* Start *

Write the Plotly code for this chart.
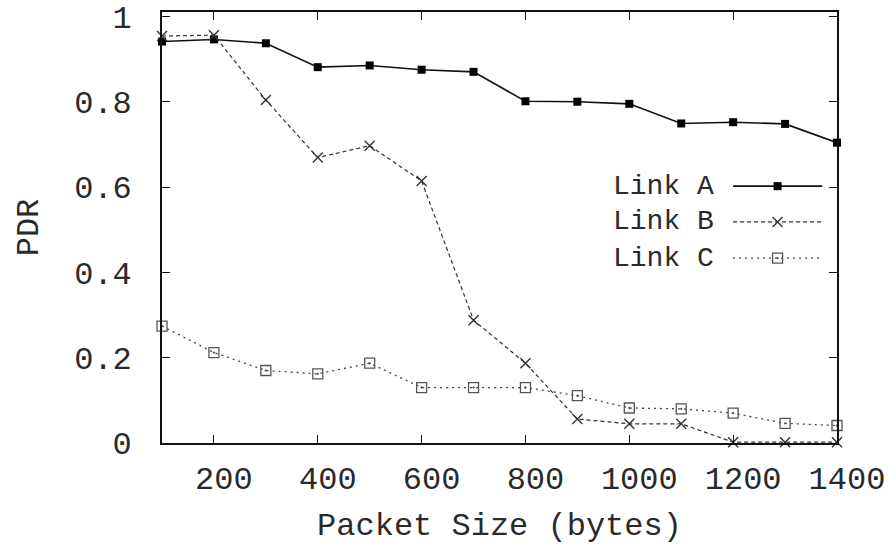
import plotly.graph_objects as go

packet_size = [100, 200, 300, 400, 500, 600, 700, 800, 900, 1000, 1100, 1200, 1300, 1400]
link_a = [0.941, 0.946, 0.937, 0.881, 0.885, 0.875, 0.870, 0.801, 0.800, 0.795, 0.749, 0.752, 0.748, 0.704]
link_b = [0.954, 0.956, 0.804, 0.669, 0.697, 0.614, 0.288, 0.187, 0.056, 0.045, 0.045, 0.002, 0.002, 0.002]
link_c = [0.274, 0.212, 0.170, 0.162, 0.187, 0.130, 0.130, 0.130, 0.111, 0.082, 0.080, 0.070, 0.046, 0.041]
series_names = ["Link A", "Link B", "Link C"]
x_ticks = [200, 400, 600, 800, 1000, 1200, 1400]
y_ticks = [0, 0.2, 0.4, 0.6, 0.8, 1]
y_tick_labels = ["0", "0.2", "0.4", "0.6", "0.8", "1"]

FONT = "Liberation Mono, Courier New, monospace"
FS = 32
TXT = "#2a2a2a"

styles = [
    dict(line=dict(color="#111", width=1.6, dash="solid"),
         marker=dict(symbol="square", size=8, color="#000")),
    dict(line=dict(color="#333", width=1.2, dash="4px,3px"),
         marker=dict(symbol="x-thin", size=10, color="#333", line=dict(width=1.4, color="#333"))),
    dict(line=dict(color="#444", width=1.3, dash="2px,4px"),
         marker=dict(symbol="square-open-dot", size=10, color="#555", line=dict(width=1.3, color="#555"))),
]

fig = go.Figure()
for name, vals, st in zip(series_names, [link_a, link_b, link_c], styles):
    fig.add_trace(go.Scatter(x=packet_size, y=vals, name=name, mode="lines+markers",
                             line=st["line"], marker=st["marker"], showlegend=False,
                             cliponaxis=False))

# legend samples drawn on an invisible overlay axis (0..1 over plot area)
leg_x = [0.846, 0.912, 0.978]
leg_y = [0.596, 0.513, 0.429]
for name, st, ly in zip(series_names, styles, leg_y):
    fig.add_trace(go.Scatter(x=[leg_x[0], leg_x[2]], y=[ly, ly], mode="lines",
                             line=st["line"], xaxis="x2", yaxis="y2", showlegend=False,
                             hoverinfo="skip"))
    fig.add_trace(go.Scatter(x=[leg_x[1]], y=[ly], mode="markers",
                             marker=st["marker"], xaxis="x2", yaxis="y2", showlegend=False,
                             hoverinfo="skip"))
    fig.add_annotation(x=0.819, y=ly, xref="x2", yref="y2", text=name, showarrow=False,
                       xanchor="right", yanchor="middle", borderpad=0,
                       font=dict(family=FONT, size=28, color=TXT))

fig.update_layout(
    width=888, height=548,
    margin=dict(l=162, r=51, t=12, b=105),
    paper_bgcolor="white", plot_bgcolor="white",
    font=dict(family=FONT, size=FS, color=TXT),
    xaxis=dict(range=[100, 1400], tickvals=x_ticks, ticks="inside", ticklen=8,
               tickwidth=1.2, tickcolor="#111", mirror="ticks", showline=True,
               linecolor="#111", linewidth=1.6, showgrid=False, zeroline=False,
               ticklabelshift=10, ticklabelstandoff=6, automargin=False,
               title=dict(text="Packet Size (bytes)", standoff=14,
                          font=dict(family=FONT, size=FS))),
    yaxis=dict(range=[0, 1.0103], tickvals=y_ticks, ticktext=y_tick_labels,
               ticks="inside", ticklen=8, tickwidth=1.2, tickcolor="#111",
               mirror="ticks", showline=True, linecolor="#111", linewidth=1.6,
               showgrid=False, zeroline=False, ticklabelstandoff=22, automargin=False,
               title=dict(text="PDR", standoff=26, font=dict(family=FONT, size=FS))),
    xaxis2=dict(range=[0, 1], overlaying="x", visible=False, anchor="y2"),
    yaxis2=dict(range=[0, 1], overlaying="y", visible=False, anchor="x2"),
)

fig.write_html("out.html")
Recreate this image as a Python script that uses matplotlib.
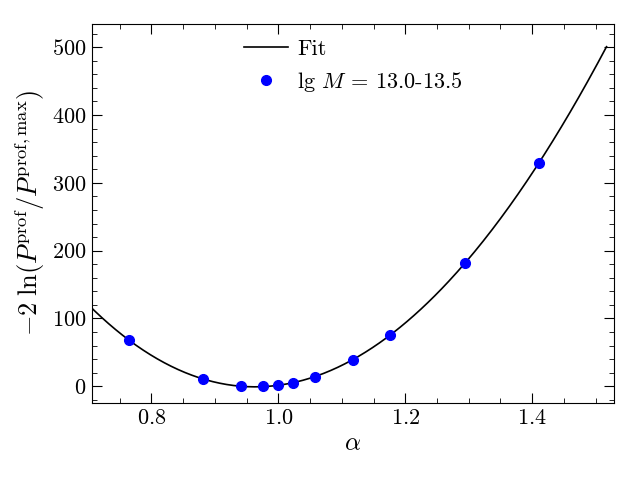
import numpy as np
import matplotlib
matplotlib.use('Agg')
import matplotlib.pyplot as plt
from matplotlib.ticker import MultipleLocator

plt.rcParams['font.family'] = 'serif'
plt.rcParams['font.serif'] = ['cmr10']
plt.rcParams['mathtext.fontset'] = 'cm'
plt.rcParams['axes.formatter.use_mathtext'] = True

# data
alpha = [0.765, 0.882, 0.941, 0.976, 1.000, 1.023, 1.058, 1.117, 1.176, 1.294, 1.411]
chi2 = [68, 10, 0.5, 0, 1.5, 5, 14, 39, 75, 182, 330]
fit_range = (0.70, 1.517)
xlim = (12 / 17, 26 / 17)
ylim = (-25, 535)

coef = np.polyfit(alpha, chi2, 3)
xfit = np.linspace(fit_range[0], fit_range[1], 300)
yfit = np.polyval(coef, xfit)

fig = plt.figure(figsize=(6.4, 4.8), dpi=100)
ax = fig.add_axes([0.143, 0.160, 0.817, 0.791])

ax.plot(xfit, yfit, 'k-', lw=1.2, label='Fit')
ax.plot(alpha, chi2, 'o', color='blue', ms=7, label=r'lg $M$ = 13.0-13.5')

ax.set_xlim(*xlim)
ax.set_ylim(*ylim)
ax.xaxis.set_major_locator(MultipleLocator(0.2))
ax.xaxis.set_minor_locator(MultipleLocator(0.05))
ax.yaxis.set_major_locator(MultipleLocator(100))
ax.yaxis.set_minor_locator(MultipleLocator(20))
ax.tick_params(which='both', direction='in', top=True, right=True, labelsize=16)
ax.tick_params(which='major', length=7)
ax.tick_params(which='minor', length=3.5)

ax.set_xlabel(r'$\alpha$', fontsize=18)
ax.set_ylabel(r'$-2\;\ln(P^{\rm prof}/P^{\rm prof,max})$', fontsize=19)

ax.legend(loc='upper center', frameon=False, fontsize=16, handlelength=2.0,
          handletextpad=0.4, borderaxespad=0.3)

fig.savefig('out.png', dpi=100)
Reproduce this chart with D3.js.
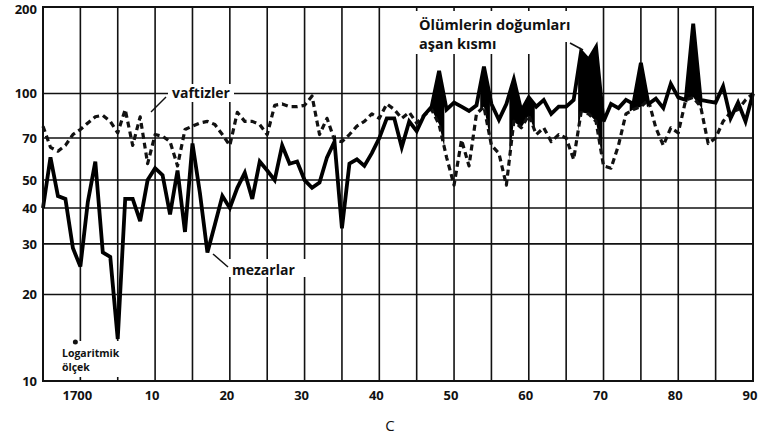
<!DOCTYPE html>
<html><head><meta charset="utf-8">
<script src="https://cdn.jsdelivr.net/npm/d3@7"></script>
<style>
html,body{margin:0;padding:0;background:#fff;}
svg{display:block;}
text{font-family:"Open Sans",sans-serif;fill:#111;}
</style></head>
<body>
<svg id="c" width="759" height="438"></svg>
<script>
// ---- data ----
const years = d3.range(1695, 1791);
const mezarlar = [40,60,44,43,29,25,42,58,28,27,14,43,43,36,50,55,52,38,54,33,
  67,45,28,35,44,40,47,53,43,58,54,50,66,57,58,50,47,49,60,68,
  34,57,59,56,62,70,82,82,65,80,74,84,90,120,88,93,90,87,91,124,
  92,81,92,112,87,97,90,95,85,90,90,95,140,131,145,80,92,89,95,92,
  128,92,96,89,108,97,95,175,95,94,93,106,82,93,80,100];
const vaftizler = [77,65,63,66,72,75,79,83,84,80,73,88,66,83,57,72,71,68,56,75,
  77,79,80,78,72,66,86,80,80,78,72,91,92,90,90,91,98,72,82,69,
  68,72,77,80,85,82,92,88,82,86,79,84,88,78,60,48,69,56,85,90,
  66,62,48,80,76,84,72,76,68,72,70,59,86,85,80,56,55,66,85,88,
  90,95,76,66,76,73,95,97,90,67,70,80,86,88,95,100];
const yTicks = [10,20,30,40,50,70,100,200];
const xTickYears = [1700,1710,1720,1730,1740,1750,1760,1770,1780,1790];
const xTickLabels = ["1700","10","20","30","40","50","60","70","80","90"];
const gridYears = d3.range(1700, 1791, 5);
// periods where deaths exceed births (shaded black)
const excessPeriods = [[1745.5,1748.7],[1753.5,1754.8],[1757.4,1760.8],[1766.6,1769.85],[1773.5,1776],[1781.2,1783.2]];

// ---- layout ----
const L = 43, R = 753, T = 7, B = 381;
const svg = d3.select("#c");
const x = d3.scaleLinear().domain([1695, 1790]).range([L, R]);
const y = d3.scaleLog().domain([10, 200]).range([B, T]);

// grid
const g = svg.append("g");
g.selectAll("line.h").data(yTicks).join("line")
  .attr("x1", L).attr("x2", R).attr("y1", d => y(d)).attr("y2", d => y(d))
  .attr("stroke", "#111").attr("stroke-width", 1.6);
g.selectAll("line.v").data(gridYears).join("line")
  .attr("x1", d => x(d)).attr("x2", d => x(d)).attr("y1", T).attr("y2", B)
  .attr("stroke", "#111").attr("stroke-width", 1.6);

// white boxes behind annotations (interrupt the grid)
svg.append("rect").attr("x", 405).attr("y", 11).attr("width", 160).attr("height", 43).attr("fill", "#fff");
svg.append("rect").attr("x", 565).attr("y", 11).attr("width", 24).attr("height", 31).attr("fill", "#fff");
svg.append("rect").attr("x", 58).attr("y", 341).attr("width", 68).attr("height", 36).attr("fill", "#fff");

// excess fill
const defs = svg.append("defs");
const cpP = defs.append("clipPath").attr("id", "periods");
cpP.selectAll("rect").data(excessPeriods).join("rect")
  .attr("x", d => x(d[0])).attr("width", d => x(d[1]) - x(d[0]))
  .attr("y", T).attr("height", B - T);
const pts = years.map((yr, i) => ({yr, m: mezarlar[i], v: vaftizler[i]}));
defs.append("clipPath").attr("id", "belowM").append("path")
  .attr("d", d3.area().x(d => x(d.yr)).y0(B).y1(d => y(d.m))(pts));
svg.append("g").attr("clip-path", "url(#periods)")
  .append("g").attr("clip-path", "url(#belowM)")
  .append("path")
  .attr("d", d3.area().x(d => x(d.yr)).y0(T).y1(d => y(d.v))(pts))
  .attr("fill", "#000");

// lines
svg.append("path").datum(pts)
  .attr("d", d3.line().x(d => x(d.yr)).y(d => y(d.v)))
  .attr("fill", "none").attr("stroke", "#111").attr("stroke-width", 3.2)
  .attr("stroke-dasharray", "6,4").attr("stroke-linejoin", "round");
svg.append("path").datum(pts)
  .attr("d", d3.line().x(d => x(d.yr)).y(d => y(d.m)))
  .attr("fill", "none").attr("stroke", "#000").attr("stroke-width", 3.8)
  .attr("stroke-linejoin", "miter");

// frame
svg.append("rect").attr("x", L).attr("y", T).attr("width", R - L).attr("height", B - T)
  .attr("fill", "none").attr("stroke", "#111").attr("stroke-width", 2);

// axes labels
svg.append("g").selectAll("text").data(yTicks).join("text")
  .attr("x", 37).attr("y", d => Math.max(y(d), 9)).attr("dy", "0.36em").attr("text-anchor", "end")
  .attr("font-size", 13).attr("font-weight", 700).text(d => d);
svg.append("g").selectAll("text").data(xTickYears).join("text")
  .attr("x", (d) => x(d) - 3).attr("y", 400).attr("text-anchor", "middle")
  .attr("font-size", 13).attr("font-weight", 700).text((d, i) => xTickLabels[i]);
svg.append("text").attr("x", 390).attr("y", 431).attr("text-anchor", "middle")
  .attr("font-size", 15).attr("font-weight", 400).text("C");

// series labels
svg.append("rect").attr("x", 168).attr("y", 84).attr("width", 66).attr("height", 18).attr("fill", "#fff");
svg.append("text").attr("x", 172).attr("y", 98).attr("font-size", 14).attr("font-weight", 700).text("vaftizler");
svg.append("line").attr("x1", 151).attr("y1", 112).attr("x2", 166).attr("y2", 97).attr("stroke", "#111").attr("stroke-width", 1.5);
svg.append("rect").attr("x", 229).attr("y", 259).attr("width", 80).attr("height", 18).attr("fill", "#fff");
svg.append("text").attr("x", 232).attr("y", 275).attr("font-size", 14).attr("font-weight", 700).text("mezarlar");
svg.append("line").attr("x1", 213).attr("y1", 254).attr("x2", 228).attr("y2", 267).attr("stroke", "#111").attr("stroke-width", 1.5);

// annotation
svg.append("text").attr("x", 419).attr("y", 30).attr("font-size", 14.5).attr("font-weight", 700).text("Ölümlerin doğumları");
svg.append("text").attr("x", 419).attr("y", 49).attr("font-size", 14.5).attr("font-weight", 700).text("aşan kısmı");
svg.append("line").attr("x1", 570).attr("y1", 43).attr("x2", 583).attr("y2", 50).attr("stroke", "#111").attr("stroke-width", 1.5);

// log scale note
svg.append("circle").attr("cx", x(1700) - 5).attr("cy", 342).attr("r", 2.5).attr("fill", "#111");
svg.append("text").attr("x", 62).attr("y", 357).attr("font-size", 10.5).attr("font-weight", 700).text("Logaritmik");
svg.append("text").attr("x", 62).attr("y", 371).attr("font-size", 10.5).attr("font-weight", 700).text("ölçek");
</script>
</body></html>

* End *

▸ Description of the task
Copy the records above exactly, from the first line through the line containing "import plotly.graph_objects as go", and leave out the pictures.

▸ Exercise solution
Write the Plotly code for this chart.
import plotly.graph_objects as go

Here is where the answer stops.